Il y a tant de choses... […] On aime bien éviter de se tromper. La vie est trop courte pour lire de mauvais livres. (page 395)
Il avait du mal à saisir pourquoi un homme aussi important s'intéressait à un manuscrit inachevé, même s'il avait été rédigé par un écrivain d'une célébrité hors-normes que nombre de gens étaient impatients de lire, […]. (page 181)
Nous vivons sur un rythme trop rapide, pensait Freytag. Le téléphone, l'automobile et ces étranges nefs aériennes : Dieu seul savait quels autres appareils démentiels on irait inventer ensuite. (pages 25-26)
Un poids lui pesait sur la poitrine, juste en dessous du sternum : l'idée qu'il n'avait pas de talent, qu'il était incapable de créer. Il maîtrisait la langue, aucun doute à cet égard - n'y avait-il pas voué son existence, et avec succès ? Pourtant, un doute s'insinuait en lui, dans le noir : il n'était jamais qu'un équilibriste des mots, un accordeur de piano, un vulgaire maquilleur.

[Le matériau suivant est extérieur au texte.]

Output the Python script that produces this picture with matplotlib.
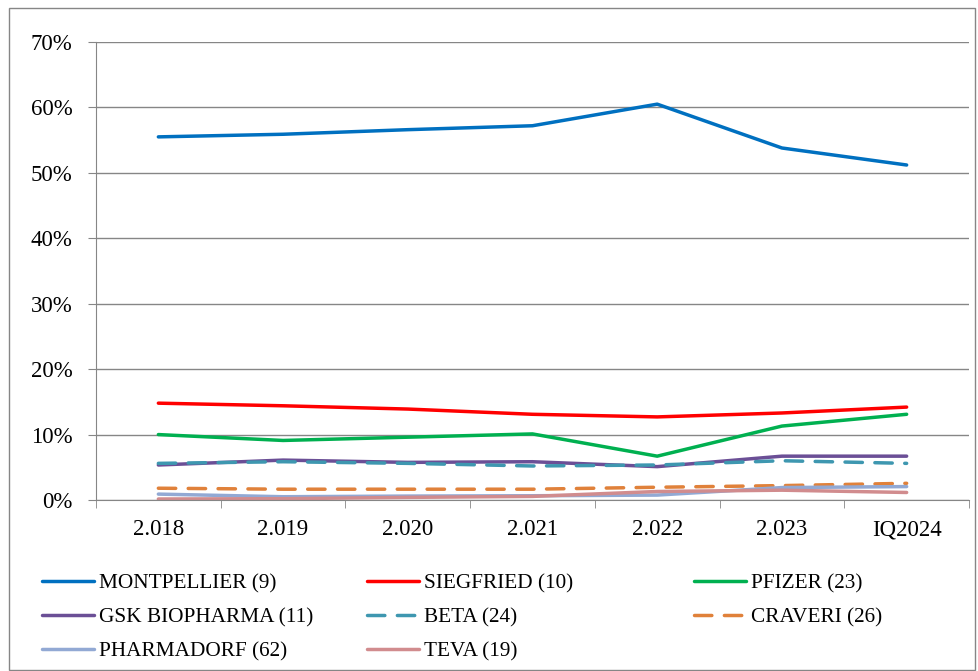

A quoi bon de belles phrases, si elles ne communiquaient rien d'important, la vérité sur la vie, si elles n'élevaient pas le particulier au niveau de l'universel ? Il n'était pas doué d'imagination, c'était un morne réaliste, aussi terre à terre qu'un plant de pomme de terre. Je suis un professeur d'allemand, pensa-t-il, pas un conteur ; pas un Barsch.
Les personnages de ses romans étaient vivants, ils sortaient de la page imprimée pour pénétrer dans le cœur du lecteur, où ils devenaient plus réels que les êtres qui, en chair et en os, l'entouraient, si vrais qu'ils s'incrustaient dans la mémoire telles de vieilles connaissances. (page 74)

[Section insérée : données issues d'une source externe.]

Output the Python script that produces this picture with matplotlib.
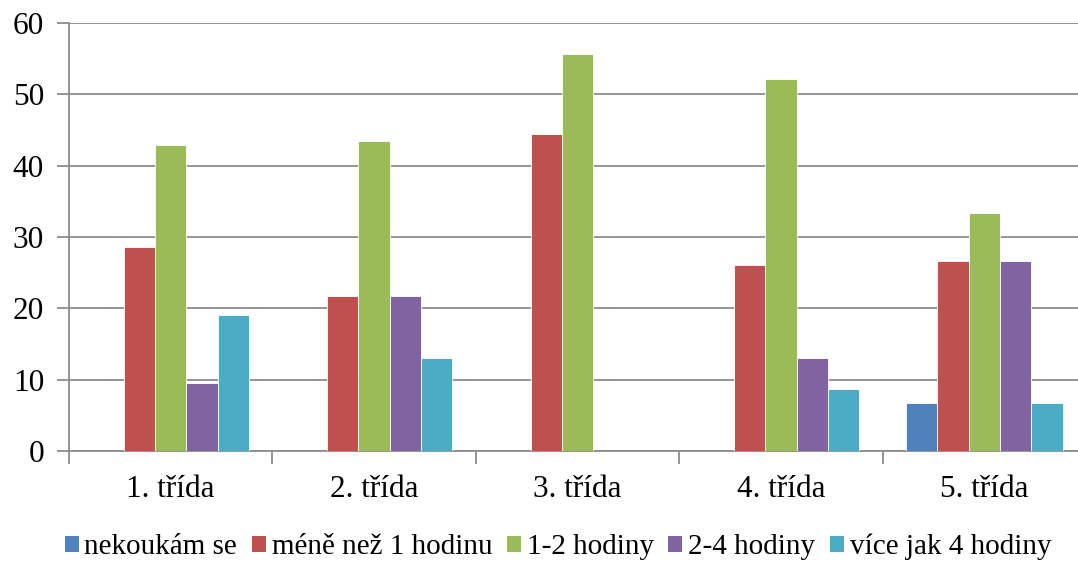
import numpy as np
import matplotlib.pyplot as plt
from matplotlib.patches import Patch

# ========== Data ==========
categories = ["1. třída", "2. třída", "3. třída", "4. třída", "5. třída"]
series_names = ["nekoukám se", "méně než 1 hodinu", "1-2 hodiny", "2-4 hodiny", "více jak 4 hodiny"]
nekoukam = [0, 0, 0, 0, 6.7]
mene_nez_1 = [28.6, 21.7, 44.4, 26.1, 26.7]
hod_1_2 = [42.9, 43.5, 55.6, 52.2, 33.3]
hod_2_4 = [9.5, 21.7, 0, 13.0, 26.7]
vice_4 = [19.0, 13.0, 0, 8.7, 6.7]
y_ticks = [0, 10, 20, 30, 40, 50, 60]

colors = ["#4F81BD", "#C0504D", "#9BBB59", "#8064A2", "#4BACC6"]

plt.rcParams['font.family'] = ['Liberation Serif', 'DejaVu Serif']

fig = plt.figure(figsize=(10.78, 5.62), dpi=100)
W, H = 1078, 562
# plot area runs slightly past the right edge of the image, like the reference
ax = fig.add_axes([69 / W, (H - 451) / H, (1086 - 69) / W, (451 - 23) / H])

all_series = [nekoukam, mene_nez_1, hod_1_2, hod_2_4, vice_4]
n = len(all_series)
bar_w = 1 / (n + 1.5)  # gap width 150%
x = np.arange(len(categories))
for i, vals in enumerate(all_series):
    offs = (i - (n - 1) / 2) * bar_w
    ax.bar(x + offs, vals, width=bar_w, color=colors[i], edgecolor="white", linewidth=0.6, zorder=3)

ax.set_xlim(-0.5, len(categories) - 0.5)
ax.set_ylim(0, 60)
ax.set_yticks(y_ticks)
ax.yaxis.grid(True, color="#8C8C8C", linewidth=1.3, zorder=0)
ax.tick_params(axis="y", length=9, width=1.3, color="#8C8C8C", labelsize=22.5, pad=9)

# category boundaries as ticks, labels at the centers
ax.set_xticks(np.arange(len(categories) + 1) - 0.5)
ax.set_xticklabels([])
ax.set_xticks(x, minor=True)
ax.set_xticklabels(categories, minor=True, fontsize=22.5)
ax.tick_params(axis="x", which="major", length=9, width=1.3, color="#8C8C8C")
ax.tick_params(axis="x", which="minor", length=0, pad=17)

for side in ["top", "right"]:
    ax.spines[side].set_visible(False)
for side in ["left", "bottom"]:
    ax.spines[side].set_color("#8C8C8C")
    ax.spines[side].set_linewidth(1.3)

handles = [Patch(facecolor=c, edgecolor="none") for c in colors]
fig.legend(handles, series_names, loc="center", bbox_to_anchor=(558 / W, (H - 547) / H), ncol=5,
           frameon=False, fontsize=21, handlelength=0.48, handleheight=0.48,
           handletextpad=0.2, columnspacing=0.5, borderpad=0.2)

fig.savefig("out.png", dpi=100)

Barsch qui n'avait pas fait d'études secondaires et était à peine capable de nouer les lacets de ses souliers, et encore moins d'écrire un mot sans fautes, avait été béni par la main de Dieu, alors que lui, qui avait pris soin de sa langue comme de son bien le plus précieux, comme de l'enfant qu'il n'avait jamais eu, et qui nourrissait pour seul et modeste espoir de voir un jour le fruit de son imagination imprimé avant de quitter ce monde un sourire de bonheur aux lèvres, n'avait pas été doté du moindre soupçon de don de la narration qui lui permît de satisfaire ce désir insatiable dont le Tout-Puissant l'avait affligé.
La langue, ou ce qu’il était convenu de qualifier de style, les intentions de l’auteur et leur mise en œuvre, tel était son domaine. C’était un tailleur de pierre visant la perfection, coup de ciseau après coup de ciseau, un maître de l’art du stuc mettant la dernière main avec la spatule. (…) il se cantonnait à la musique, celle de la grammaire et du choix des mots, et y maniait la plume comme un chef d’orchestre sa baguette.

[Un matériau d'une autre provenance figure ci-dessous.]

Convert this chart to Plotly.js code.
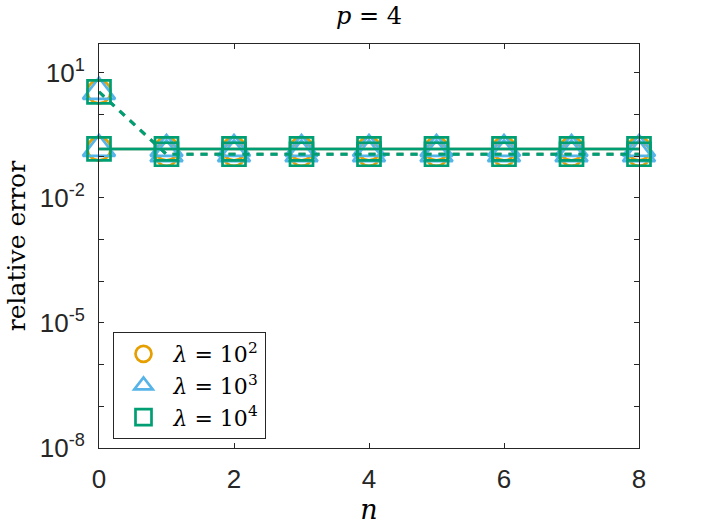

C’est un formidable outil que le mot. Dans les mains d’un maître [...], c’est une arme redoutable. Les écrivains sont des sirènes qui murmurent leurs chants à l’oreille des gens en leur promettant d’accéder à leur royaume. Ils sont porteurs de dangers et de tentations prohibées, ils incitent les lecteurs à s’aventurer dans des eaux périlleuses. Ils sont à redouter.